Sirnanya Makna dan nilai Ramadlan

79

Oleh : Haqie Annazili (Ketua IPNU Kecamatan Plered)
Di tengah spirit zaman (zeitgeist) yang konsumeristik itulah Ramadhan kali ini hadir.
Melihat geliat ruh masyarakat konsumer yang lebih dikendalikan oleh kekuatan hawa nafsu tersebut, maka hampir seluruh energi masyarakat konsumer diorientasikan dan diproyeksikan untuk memenuhi tuntutan hawa nafsu. Karena yang diidealkan oleh hasrat, nafsu dan libido masyarakat konsumer adalah materialisme dan komoditi, maka energi masyarakat konsumer habis dikuras untuk memburu nafsu dan libido-libido tersebut:kekuasaan, kekayaan, keindahan, kepuasan, ketenaran, popularitas, kecantikan, kebugaran, kesenangan dan tak pernah meluangkan sedikit energi untuk perenungan, kontemplasi, muhasabah dan pencerahan spiritual.

Gairah libidinal masyarakat konsumer tersebut jelas bertentangan dengan spirit Ramadhan.
Karena spirit Ramadhan sangat menekankan perlunya mengekang hawa nafsu dan pembebasan jiwa dari beragam belenggu libido.Liarnya nafsu konsumerisme yang tak terkendali itu telah menggerus dan memusnahkan nilai dan makna Ramadhan sendiri.
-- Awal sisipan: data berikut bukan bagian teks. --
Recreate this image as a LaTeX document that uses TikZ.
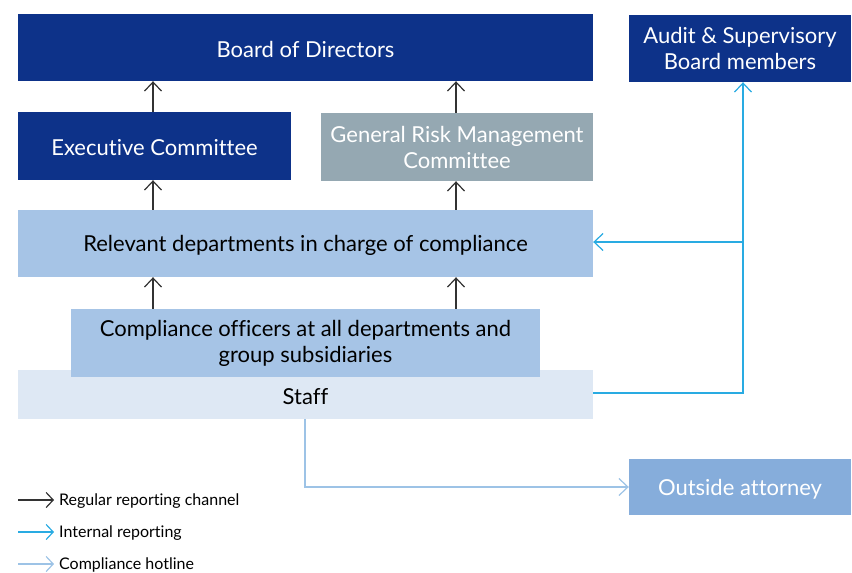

Dalam spirit hawa nafsu konsumerisme itu, Ramadhan kini justru dijadikan sebagai alat bujuk rayu. Rayuan, menurut Baudrilard (1990), beroperasi melalui pengosongan tanda-tanda dari pesan dan maknanya, sehingga yang tersisa adalah penampakan semata. Sebentuk wajah merayu yang penuh make –up adalah wajah yang kosong makna, sebab penampakan artifisial dan palsunya menyembunyikan kebenaran diri. Apa yang ditampilkan rayuan adalah kepalsuan dan kesemuan. Apa yang tawarkan oleh rayuan bukanlah makna melainkan keterpesonaan, ketergiuran dan ketertarikan yang membangkitkan syahwat seseorang.

Dalam konteks tersebut, apa yang ditampilkan oleh nuansa Ramadhan sekarang ini tidak lain adalah keterpesoanaan dan ketergiuran dalam bingkai bujuk rayu. Nilai yang ada di balik bujuk rayu ritual Ramadhan itu bukan makna dan nilai Ramadhan itu sendiri, melainkan beragam komoditas dan syahwat konsumerisme.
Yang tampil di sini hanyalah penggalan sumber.